日が沈む頃になると、稜線の西側は晴れているのに、風が稜線を越えたところでガスとなった。肩ノ小屋の前に立ち、東側を見ると、ブロッケンが現われていた。自分の影の回りに虹色の光輪が二重に見えた。ブロッケンは自分のものしか見えないようである。肩ノ小屋は、ブロッケンの名所であるそうだ。

小屋の寝床には、一人当たり7枚の毛布が用意されており、それらを敷布団と掛け布団として使うようになっていた。明け方は、結構寒かった。トイレが小屋の外にあるのが、不便であった。空を見上げると、天の川が望めた。明日も、快晴であることを約束しているようであった。

 

下山1021日)

小屋で朝飯を食べ、6時半頃、下山を開始した。本隊と逢うために白根御池小屋を目指した。どの辺で逢えるかな、などと話しながら下っていると、女の単独登山者が登って来た。それが、なんと悦っちゃんであった。7時半頃、小太郎尾根の分岐から少し下ったところであった。かなりのハイペースであり、意気込みが感じられた。それからまた5分くらい下ったところで、悟さんを始め、喜久さん、長野さん、八代直也さんの本隊に出逢った。山頂付近は雪があるが、普通に登れることを告げて、本隊と分かれた。本隊はかなりのペースで登っており、バテない限り山頂に辿りつくのではないかと思われた。

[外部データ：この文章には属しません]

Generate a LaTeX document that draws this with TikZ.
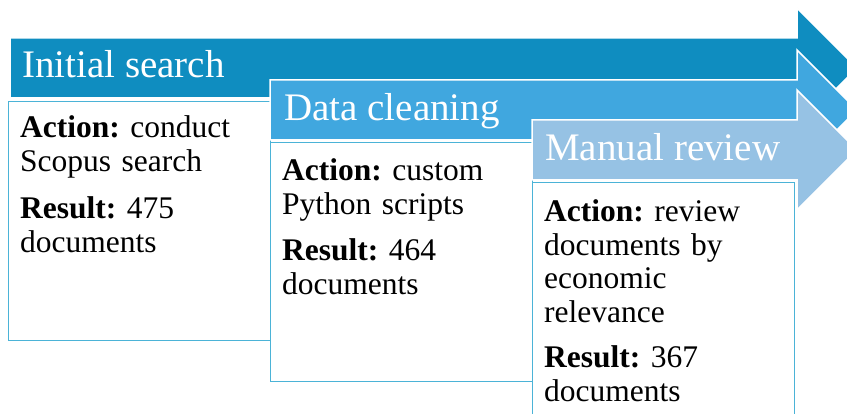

 白根御池は、上から見ると、箱庭のような佇まいである。静かで別世界のようであった。テント場に着くと、鉄っちゃんと山口さんがテントの撤収をしているところであった。井上さんもテントから出てきて、みんなで記念撮影した。

 我々は広河原に下り、11時頃、ジャンボタクシーに乗り込み、芦安に向かった。横浜に着いたのは、渋滞のせいもあり、4時過ぎであった。

 

その後のおまけ

 日のあるうちに横浜に着いたので、それでは一杯やろうということで、稗田亭に集まることになった。ママバレ仲間も打ち上げの一次会が終わり(試合には負けた)、集まってきた。山の写真を見ながらしゃべっていると、時間の経つのが早い。今度は、どこそこに行こうと、ママバレ仲間は元気である。感心する。また連れだされるのかと、少々面倒ではあるが、遊んでくれるだけ有り難く思うべきか。寝床に入ったのは、12時を回っていた。北岳肩ノ小屋でぴゅーぴゅーと風に吹かれ、最後は酔い潰れた長い1日であった。